* **WHAT YOU HAVE TO DO**:
Print, word for word, the opening line of the data below and every line after it through the line that contains "-0.3257, max: 4.318", but not the pictures.

# # #

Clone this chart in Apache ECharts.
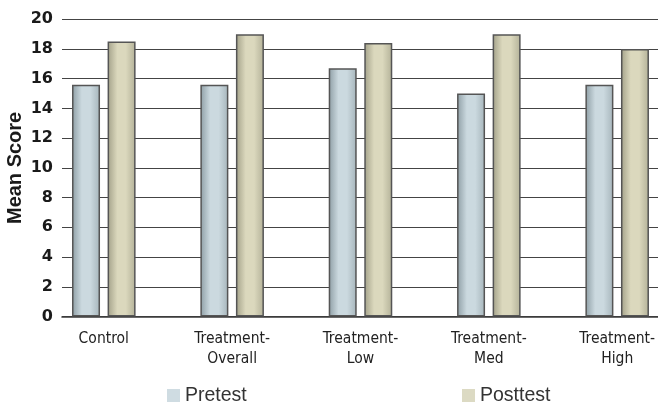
<!DOCTYPE html>
<html>
<head>
<meta charset="utf-8">
<script src="https://cdn.jsdelivr.net/npm/echarts@6/dist/echarts.min.js"></script>
<style>
  html, body { margin: 0; padding: 0; background: #ffffff; }
  #chart { width: 658px; height: 402px; }
</style>
</head>
<body>
<div id="chart"></div>
<script>
// Group labels (two-line labels split on the hyphen)
const categories = ['Control', 'Treatment-\nOverall', 'Treatment-\nLow', 'Treatment-\nMed', 'Treatment-\nHigh'];
// Mean scores per group
const pretest  = [15.6, 15.6, 16.7, 15.0, 15.6];
const posttest = [18.5, 19.0, 18.4, 19.0, 18.0];
// Value axis
const yMin = 0, yMax = 20, yStep = 2;

const seriesNames = ['Pretest', 'Posttest'];

// Group positions run along a numeric axis (group i sits at x = i);
// the visible window starts a little right of the first band edge.
const groupIndex = categories.map((_, i) => i);
const xWindow = { min: -0.3257, max: 4.318 };

function cylinder(edgeL, mid, edgeR) {
  return new echarts.graphic.LinearGradient(0, 0, 1, 0, [
    { offset: 0, color: edgeL },
    { offset: 0.35, color: mid },
    { offset: 0.65, color: mid },
    { offset: 1, color: edgeR }
  ]);
}

const chart = echarts.init(document.getElementById('chart'), null, { renderer: 'canvas' });

chart.setOption({
  animation: false,
  backgroundColor: '#ffffff',
  grid: { left: 62, right: 0, top: 19.3, bottom: 85.5, containLabel: false, outerBoundsMode: 'none' },
  xAxis: {
    type: 'value', min: xWindow.min, max: xWindow.max,
    axisLine: { show: true, onZero: false, lineStyle: { color: '#3a3a3a', width: 1.6 } },
    axisTick: { show: false },
    splitLine: { show: false },
    axisLabel: {
      customValues: groupIndex,
      formatter: v => categories[Math.round(v)],
      margin: 12,
      fontFamily: "'DejaVu Sans Condensed', 'Liberation Sans Narrow', sans-serif",
      fontSize: 15.5, lineHeight: 20, color: '#222'
    }
  },
  yAxis: {
    type: 'value', min: yMin, max: yMax, interval: yStep,
    name: 'Mean Score', nameLocation: 'middle', nameRotate: 90, nameGap: 37,
    nameMoveOverlap: false,
    nameTextStyle: { fontFamily: 'Liberation Sans', fontWeight: 'bold', fontSize: 20, color: '#1a1a1a' },
    axisLine: { show: false }, axisTick: { show: false },
    axisLabel: { margin: 9, fontFamily: 'DejaVu Sans', fontWeight: 'bold', fontSize: 16, color: '#1a1a1a' },
    splitLine: { show: true, lineStyle: { color: '#444', width: 1 } }
  },
  legend: [
    {
      data: [{ name: seriesNames[0], itemStyle: { color: '#cfdce2', borderWidth: 0 } }],
      left: 167, top: 386, padding: 0, icon: 'rect', itemWidth: 13, itemHeight: 14,
      textStyle: { fontFamily: 'Liberation Sans', fontSize: 19.5, color: '#333' }
    },
    {
      data: [{ name: seriesNames[1], itemStyle: { color: '#dcdac3', borderWidth: 0 } }],
      left: 462, top: 386, padding: 0, icon: 'rect', itemWidth: 13, itemHeight: 14,
      textStyle: { fontFamily: 'Liberation Sans', fontSize: 19.5, color: '#333' }
    }
  ],
  series: [
    {
      name: seriesNames[0], type: 'bar',
      data: pretest.map((v, i) => [groupIndex[i], v]),
      barWidth: 28, barGap: '27%',
      itemStyle: {
        color: cylinder('#8e9ea5', '#cbd9df', '#a6b5bb'),
        borderColor: '#555', borderWidth: 1.5
      }
    },
    {
      name: seriesNames[1], type: 'bar',
      data: posttest.map((v, i) => [groupIndex[i], v]),
      barWidth: 28, barGap: '27%',
      itemStyle: {
        color: cylinder('#a3a189', '#dbd8bd', '#b3b198'),
        borderColor: '#555', borderWidth: 1.5
      }
    }
  ]
});
</script>
</body>
</html>
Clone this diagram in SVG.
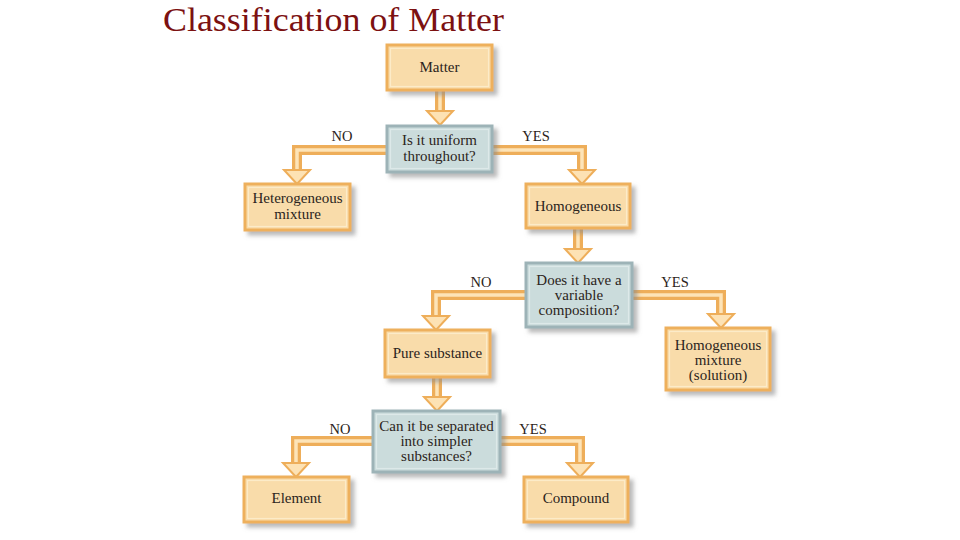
<svg xmlns="http://www.w3.org/2000/svg" width="960" height="540" viewBox="0 0 960 540">
  <defs>
    <filter id="sh" x="-20%" y="-20%" width="140%" height="150%">
      <feDropShadow dx="4" dy="4" stdDeviation="2" flood-color="#8a8a8a" flood-opacity="0.6"/>
    </filter>
    <style>
      .box rect.o { fill: #f9dcaa; stroke: #eeb05c; stroke-width: 3; }
      .box rect.i { fill: none; stroke: #fcebc8; stroke-width: 1.2; }
      .q rect.o { fill: #cbdcdc; stroke: #9db3b7; stroke-width: 3; }
      .q rect.i { fill: none; stroke: #dde9e9; stroke-width: 1.2; }
      text { font-family: "Liberation Serif", "Times New Roman", serif; fill: #2b2420; }
      text.title { font-size: 34px; fill: #7c1111; }
      .t { font-size: 15px; text-anchor: middle; }
      .lbl { font-size: 14.5px; text-anchor: middle; }
      .sh-o { fill: none; stroke: #eeae5a; stroke-width: 10; stroke-linejoin: miter; }
      .sh-i { fill: none; stroke: #fde4b8; stroke-width: 3.5; stroke-linejoin: miter; }
      .head { fill: #fde2b4; stroke: #eeae5a; stroke-width: 2; stroke-linejoin: miter; }
    </style>
  </defs>
  <rect width="960" height="540" fill="#ffffff"/>
  <text class="title" x="163" y="31" textLength="341" lengthAdjust="spacingAndGlyphs">Classification of Matter</text>

  <g id="connectors">
    <g class="shafts">
      <path class="sh-o" d="M440 90 V112"/>
      <path class="sh-o" d="M387 150 H297 V171"/>
      <path class="sh-o" d="M492 150 H582 V171"/>
      <path class="sh-o" d="M578 228 V250"/>
      <path class="sh-o" d="M526 295 H436 V317"/>
      <path class="sh-o" d="M632 295 H721 V315"/>
      <path class="sh-o" d="M437 377 V398"/>
      <path class="sh-o" d="M373 441 H296 V464"/>
      <path class="sh-o" d="M500 441 H580 V464"/>
      <path class="sh-i" d="M440 90 V113"/>
      <path class="sh-i" d="M387 150 H297 V172"/>
      <path class="sh-i" d="M492 150 H582 V172"/>
      <path class="sh-i" d="M578 228 V251"/>
      <path class="sh-i" d="M526 295 H436 V318"/>
      <path class="sh-i" d="M632 295 H721 V316"/>
      <path class="sh-i" d="M437 377 V399"/>
      <path class="sh-i" d="M373 441 H296 V465"/>
      <path class="sh-i" d="M500 441 H580 V465"/>
    </g>
    <g class="heads">
      <polygon class="head" points="427,111 453,111 440,125"/>
      <polygon class="head" points="284,170 310,170 297,184"/>
      <polygon class="head" points="569,170 595,170 582,184"/>
      <polygon class="head" points="565,249 591,249 578,263"/>
      <polygon class="head" points="423,316 449,316 436,330"/>
      <polygon class="head" points="708,314 734,314 721,328"/>
      <polygon class="head" points="424,397 450,397 437,411"/>
      <polygon class="head" points="283,463 309,463 296,477"/>
      <polygon class="head" points="567,463 593,463 580,477"/>
    </g>
    <g class="labels">
      <text class="lbl" x="342" y="141">NO</text>
      <text class="lbl" x="536" y="141">YES</text>
      <text class="lbl" x="481" y="287">NO</text>
      <text class="lbl" x="675" y="287">YES</text>
      <text class="lbl" x="340" y="434">NO</text>
      <text class="lbl" x="533" y="434">YES</text>
    </g>
  </g>

  <g id="matter" class="box">
    <rect class="o" x="387" y="45" width="105" height="45" filter="url(#sh)"/>
    <rect class="i" x="390.5" y="48.5" width="98" height="38"/>
    <text class="t" x="439.5" y="72">Matter</text>
  </g>
  <g id="q-uniform" class="q">
    <rect class="o" x="387" y="126" width="105" height="46" filter="url(#sh)"/>
    <rect class="i" x="390.5" y="129.5" width="98" height="39"/>
    <text class="t" x="439.5" y="145">Is it uniform</text>
    <text class="t" x="439.5" y="161">throughout?</text>
  </g>
  <g id="heterogeneous" class="box">
    <rect class="o" x="245" y="184" width="105" height="46" filter="url(#sh)"/>
    <rect class="i" x="248.5" y="187.5" width="98" height="39"/>
    <text class="t" x="297.5" y="203">Heterogeneous</text>
    <text class="t" x="297.5" y="219">mixture</text>
  </g>
  <g id="homogeneous" class="box">
    <rect class="o" x="526" y="184" width="104" height="44" filter="url(#sh)"/>
    <rect class="i" x="529.5" y="187.5" width="97" height="37"/>
    <text class="t" x="578" y="211">Homogeneous</text>
  </g>
  <g id="q-variable" class="q">
    <rect class="o" x="526" y="263" width="106" height="64" filter="url(#sh)"/>
    <rect class="i" x="529.5" y="266.5" width="99" height="57"/>
    <text class="t" x="579" y="285">Does it have a</text>
    <text class="t" x="579" y="300">variable</text>
    <text class="t" x="579" y="315">composition?</text>
  </g>
  <g id="pure" class="box">
    <rect class="o" x="385" y="330" width="105" height="47" filter="url(#sh)"/>
    <rect class="i" x="388.5" y="333.5" width="98" height="40"/>
    <text class="t" x="437.5" y="358">Pure substance</text>
  </g>
  <g id="solution" class="box">
    <rect class="o" x="666" y="328" width="104" height="62" filter="url(#sh)"/>
    <rect class="i" x="669.5" y="331.5" width="97" height="55"/>
    <text class="t" x="718" y="350">Homogeneous</text>
    <text class="t" x="718" y="365">mixture</text>
    <text class="t" x="718" y="380">(solution)</text>
  </g>
  <g id="q-separated" class="q">
    <rect class="o" x="373" y="411" width="127" height="61" filter="url(#sh)"/>
    <rect class="i" x="376.5" y="414.5" width="120" height="54"/>
    <text class="t" x="436.5" y="431">Can it be separated</text>
    <text class="t" x="436.5" y="446">into simpler</text>
    <text class="t" x="436.5" y="461">substances?</text>
  </g>
  <g id="element" class="box">
    <rect class="o" x="244" y="477" width="105" height="45" filter="url(#sh)"/>
    <rect class="i" x="247.5" y="480.5" width="98" height="38"/>
    <text class="t" x="296.5" y="503">Element</text>
  </g>
  <g id="compound" class="box">
    <rect class="o" x="524" y="477" width="104" height="45" filter="url(#sh)"/>
    <rect class="i" x="527.5" y="480.5" width="97" height="38"/>
    <text class="t" x="576" y="503">Compound</text>
  </g>
</svg>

# # #

* **RESPONSE**:
Clone this chart in Apache ECharts.
<!DOCTYPE html>
<html>
<head>
<meta charset="utf-8">
<script src="https://cdn.jsdelivr.net/npm/echarts@6/dist/echarts.min.js"></script>
<style>
  html, body { margin: 0; padding: 0; background: #ffffff; }
  #chart { width: 658px; height: 402px; }
</style>
</head>
<body>
<div id="chart"></div>
<script>
// Group labels (two-line labels split on the hyphen)
const categories = ['Control', 'Treatment-\nOverall', 'Treatment-\nLow', 'Treatment-\nMed', 'Treatment-\nHigh'];
// Mean scores per group
const pretest  = [15.6, 15.6, 16.7, 15.0, 15.6];
const posttest = [18.5, 19.0, 18.4, 19.0, 18.0];
// Value axis
const yMin = 0, yMax = 20, yStep = 2;

const seriesNames = ['Pretest', 'Posttest'];

// Group positions run along a numeric axis (group i sits at x = i);
// the visible window starts a little right of the first band edge.
const groupIndex = categories.map((_, i) => i);
const xWindow = { min: -0.3257, max: 4.318 };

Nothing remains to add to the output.